▶ [What you will do]: Only the lines from the start of the data through the line with "101700, 101682, 101703, 101642]" belong in the copy. Restate them word for word, minus the pictures.

┌─ Source material

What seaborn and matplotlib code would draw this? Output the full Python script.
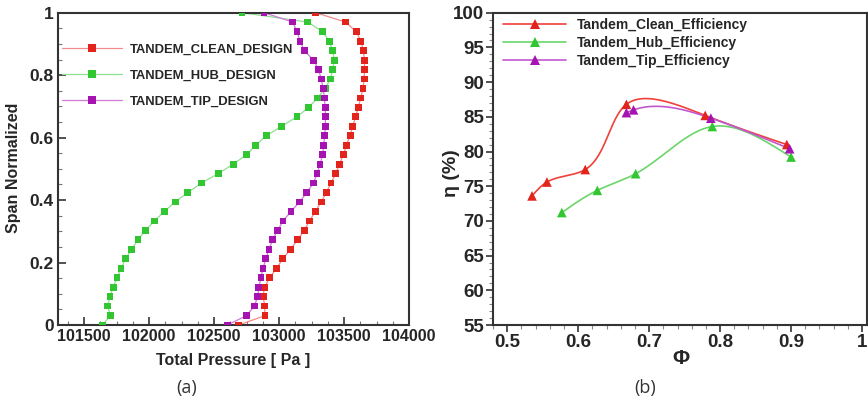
import numpy as np
import pandas as pd
import matplotlib
matplotlib.use("Agg")
import matplotlib.pyplot as plt
from matplotlib.ticker import MultipleLocator, FuncFormatter
import seaborn as sns

# ---- (a) spanwise total pressure profiles ----
span = [1.0, 0.970, 0.939, 0.909, 0.879, 0.848, 0.818, 0.788, 0.758, 0.727,
        0.697, 0.667, 0.636, 0.606, 0.576, 0.545, 0.515, 0.485, 0.455, 0.424,
        0.394, 0.364, 0.333, 0.303, 0.273, 0.242, 0.212, 0.182, 0.152, 0.121,
        0.091, 0.061, 0.030, 0.0]

p_clean = [103283, 103512, 103594, 103630, 103649, 103658, 103658, 103655, 103646, 103629,
           103609, 103590, 103566, 103547, 103518, 103495, 103466, 103436, 103400, 103364,
           103324, 103280, 103234, 103194, 103145, 103087, 103030, 102982, 102930, 102887,
           102878, 102890, 102892, 102691]

p_hub = [102716, 103221, 103336, 103387, 103413, 103426, 103413, 103395, 103357, 103296,
         103229, 103139, 103018, 102903, 102821, 102750, 102647, 102534, 102405, 102298,
         102201, 102119, 102042, 101972, 101916, 101866, 101820, 101785, 101754, 101724,
         101700, 101682, 101703, 101642]

p_tip = [102884, 103106, 103139, 103162, 103194, 103265, 103305, 103324, 103340, 103349,
         103355, 103357, 103357, 103351, 103344, 103336, 103316, 103293, 103265, 103214,
         103158, 103093, 103031, 102989, 102951, 102923, 102899, 102877, 102861, 102845,
         102836, 102811, 102750, 102603]

names_a = ["TANDEM_CLEAN_DESIGN", "TANDEM_HUB_DESIGN", "TANDEM_TIP_DESIGN"]

# ---- (b) efficiency vs flow coefficient ----
phi_clean = [0.535, 0.556, 0.610, 0.668, 0.779, 0.894]
eta_clean = [73.6, 75.6, 77.4, 86.8, 85.2, 81.0]
phi_hub = [0.577, 0.627, 0.681, 0.789, 0.900]
eta_hub = [71.2, 74.4, 76.8, 83.6, 79.2]
phi_tip = [0.668, 0.678, 0.787, 0.898]
eta_tip = [85.6, 86.0, 84.8, 80.4]

names_b = ["Tandem_Clean_Efficiency", "Tandem_Hub_Efficiency", "Tandem_Tip_Efficiency"]

marker_colors = ["#e3241c", "#33c633", "#a514b0"]
line_colors_a = ["#f28a8a", "#8fe08f", "#d07ad8"]
line_colors_b = ["#f0403a", "#6ad66a", "#c258cf"]


def natural_coeffs(t, v):
    """Second derivatives of a natural cubic spline v(t)."""
    k = len(t)
    h = np.diff(t)
    A = np.zeros((k, k))
    r = np.zeros(k)
    A[0, 0] = A[-1, -1] = 1.0
    for i in range(1, k - 1):
        A[i, i - 1] = h[i - 1]
        A[i, i] = 2 * (h[i - 1] + h[i])
        A[i, i + 1] = h[i]
        r[i] = 6 * ((v[i + 1] - v[i]) / h[i] - (v[i] - v[i - 1]) / h[i - 1])
    return np.linalg.solve(A, r)


def eval_spline(t, v, M, ts):
    k = len(t)
    idx = np.clip(np.searchsorted(t, ts) - 1, 0, k - 2)
    t0, t1 = t[idx], t[idx + 1]
    hh = t1 - t0
    a = (t1 - ts) / hh
    b = (ts - t0) / hh
    return (a * v[idx] + b * v[idx + 1]
            + ((a ** 3 - a) * M[idx] + (b ** 3 - b) * M[idx + 1]) * hh ** 2 / 6.0)


def parametric_spline(x, y, sx, sy, n=300):
    """Chord-length parametric natural spline; sx, sy scale data to screen units."""
    x = np.asarray(x, float)
    y = np.asarray(y, float)
    d = np.hypot(np.diff(x) * sx, np.diff(y) * sy)
    t = np.concatenate([[0.0], np.cumsum(d)])
    ts = np.linspace(0, t[-1], n)
    xs = eval_spline(t, x, natural_coeffs(t, x), ts)
    ys = eval_spline(t, y, natural_coeffs(t, y), ts)
    return xs, ys


sns.set_theme(style="white")
plt.rcParams["font.family"] = ["Liberation Sans", "DejaVu Sans"]
plt.rcParams["font.weight"] = "bold"

fig = plt.figure(figsize=(8.68, 4.03), dpi=100)
W, H = 868.0, 403.0
ax1 = fig.add_axes([58 / W, 1 - 325 / H, 351 / W, 312.3 / H])
ax2 = fig.add_axes([493 / W, 1 - 325 / H, 374 / W, 312.3 / H])

# ---------- panel (a) ----------
df_a = pd.concat([
    pd.DataFrame({"p": pc, "span": span, "case": nm})
    for pc, nm in zip([p_clean, p_hub, p_tip], names_a)
])
sns.lineplot(data=df_a, x="p", y="span", hue="case", sort=False, estimator=None,
             palette=dict(zip(names_a, line_colors_a)), linewidth=0.9,
             legend=False, ax=ax1)
sns.scatterplot(data=df_a, x="p", y="span", hue="case",
                palette=dict(zip(names_a, marker_colors)), marker="s", s=24,
                linewidth=0, legend=False, ax=ax1, zorder=3)

ax1.set_xlim(101300, 104000)
ax1.set_ylim(0, 1)
ax1.xaxis.set_major_locator(MultipleLocator(500))
ax1.xaxis.set_minor_locator(MultipleLocator(125))
ax1.yaxis.set_major_locator(MultipleLocator(0.2))
ax1.yaxis.set_minor_locator(MultipleLocator(0.05))
ax1.yaxis.set_major_formatter(FuncFormatter(lambda v, _: f"{v:g}"))
ax1.tick_params(which="major", direction="in", length=6, width=1.2, color="#333333", pad=3)
ax1.tick_params(which="minor", direction="in", length=3, width=0.8, color="#777777")
ax1.tick_params(axis="x", which="major", labelsize=11.5)
ax1.tick_params(axis="y", which="major", labelsize=12.5)
ax1.tick_params(axis="both", which="both", bottom=True, left=True, top=False, right=False)
for t in ax1.get_xticklabels() + ax1.get_yticklabels():
    t.set_fontweight("bold")
for s in ax1.spines.values():
    s.set_color("#333333")
    s.set_linewidth(1.5)

ax1.set_xlabel("Total Pressure [ Pa ]", fontsize=11.5, fontweight="bold")
ax1.xaxis.set_label_coords((233 - 58) / 351, (325 - 360) / 312.3)
ax1.xaxis.label.set_va("center")
ax1.set_ylabel("Span Normalized", fontsize=11.5, fontweight="bold")
ax1.yaxis.set_label_coords((14 - 58) / 351, (325 - 168) / 312.3)
ax1.yaxis.label.set_va("center")

handles_a = [
    plt.Line2D([], [], color=lc, lw=0.9, marker="s", markersize=5.5,
               markerfacecolor=mc, markeredgewidth=0)
    for lc, mc in zip(line_colors_a, marker_colors)
]
ax1.legend(handles_a, names_a, loc="upper left", bbox_to_anchor=(0.012, 0.9),
           frameon=False, handlelength=4.6, handletextpad=0.6, labelspacing=1.05,
           prop={"size": 9.4, "weight": "bold"}, borderaxespad=0, borderpad=0)

# ---------- panel (b) ----------
x_lo, x_hi, y_lo, y_hi = 0.48, 1.007, 55, 100
sx = 374 / (x_hi - x_lo)
sy = 312.3 / (y_hi - y_lo)
sets_b = [(phi_clean, eta_clean), (phi_hub, eta_hub), (phi_tip, eta_tip)]
curves = []
for (px, py), nm in zip(sets_b, names_b):
    xs, ys = parametric_spline(px, py, sx, sy)
    curves.append(pd.DataFrame({"phi": xs, "eta": ys, "case": nm}))
df_curve = pd.concat(curves)
df_pts = pd.concat([pd.DataFrame({"phi": px, "eta": py, "case": nm})
                    for (px, py), nm in zip(sets_b, names_b)])

sns.lineplot(data=df_curve, x="phi", y="eta", hue="case", sort=False, estimator=None,
             palette=dict(zip(names_b, line_colors_b)), linewidth=1.2,
             legend=False, ax=ax2)
sns.scatterplot(data=df_pts, x="phi", y="eta", hue="case",
                palette=dict(zip(names_b, marker_colors)), marker="^", s=48,
                linewidth=0, legend=False, ax=ax2, zorder=3)

ax2.set_xlim(x_lo, x_hi)
ax2.set_ylim(y_lo, y_hi)
ax2.xaxis.set_major_locator(MultipleLocator(0.1))
ax2.xaxis.set_minor_locator(MultipleLocator(0.02))
ax2.yaxis.set_major_locator(MultipleLocator(5))
ax2.yaxis.set_minor_locator(MultipleLocator(1))
ax2.xaxis.set_major_formatter(FuncFormatter(lambda v, _: f"{v:g}"))
ax2.tick_params(which="major", direction="out", length=5, width=1.2, color="#333333",
                labelsize=13.5, pad=1.5)
ax2.tick_params(which="minor", direction="out", length=3, width=0.8, color="#888888")
ax2.tick_params(axis="both", which="both", bottom=True, left=True, top=False, right=False)
for t in ax2.get_xticklabels() + ax2.get_yticklabels():
    t.set_fontweight("bold")
for s in ax2.spines.values():
    s.set_color("#333333")
    s.set_linewidth(1.5)

ax2.set_xlabel("Φ", fontsize=15, fontweight="bold")
ax2.xaxis.set_label_coords((681 - 493) / 374, (325 - 358) / 312.3)
ax2.xaxis.label.set_va("center")
ax2.set_ylabel("η (%)", fontsize=14, fontweight="bold")
ax2.yaxis.set_label_coords((452 - 493) / 374, (325 - 173) / 312.3)
ax2.yaxis.label.set_va("center")

handles_b = [
    plt.Line2D([], [], color=lc, lw=1.2, marker="^", markersize=7,
               markerfacecolor=mc, markeredgewidth=0)
    for lc, mc in zip(line_colors_b, marker_colors)
]
ax2.legend(handles_b, names_b, loc="upper left", bbox_to_anchor=(0.028, 0.983),
           frameon=False, handlelength=4.5, handletextpad=0.8, labelspacing=0.3,
           prop={"size": 10, "weight": "bold"}, borderaxespad=0, borderpad=0)

# ---------- sub-figure captions ----------
fig.text(187 / W, 1 - 388 / H, "(a)", ha="center", va="center", fontsize=13,
         fontweight="normal", family=["Open Sans", "DejaVu Sans"], color="#333333")
fig.text(645 / W, 1 - 388 / H, "(b)", ha="center", va="center", fontsize=13,
         fontweight="normal", family=["Open Sans", "DejaVu Sans"], color="#333333")

fig.savefig("out.png", dpi=100)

└─

▶ [Solution to the problem]:
What seaborn and matplotlib code would draw this? Output the full Python script.
import numpy as np
import pandas as pd
import matplotlib
matplotlib.use("Agg")
import matplotlib.pyplot as plt
from matplotlib.ticker import MultipleLocator, FuncFormatter
import seaborn as sns

# ---- (a) spanwise total pressure profiles ----
span = [1.0, 0.970, 0.939, 0.909, 0.879, 0.848, 0.818, 0.788, 0.758, 0.727,
        0.697, 0.667, 0.636, 0.606, 0.576, 0.545, 0.515, 0.485, 0.455, 0.424,
        0.394, 0.364, 0.333, 0.303, 0.273, 0.242, 0.212, 0.182, 0.152, 0.121,
        0.091, 0.061, 0.030, 0.0]

p_clean = [103283, 103512, 103594, 103630, 103649, 103658, 103658, 103655, 103646, 103629,
           103609, 103590, 103566, 103547, 103518, 103495, 103466, 103436, 103400, 103364,
           103324, 103280, 103234, 103194, 103145, 103087, 103030, 102982, 102930, 102887,
           102878, 102890, 102892, 102691]

p_hub = [102716, 103221, 103336, 103387, 103413, 103426, 103413, 103395, 103357, 103296,
         103229, 103139, 103018, 102903, 102821, 102750, 102647, 102534, 102405, 102298,
         102201, 102119, 102042, 101972, 101916, 101866, 101820, 101785, 101754, 101724,
         101700, 101682, 101703, 101642]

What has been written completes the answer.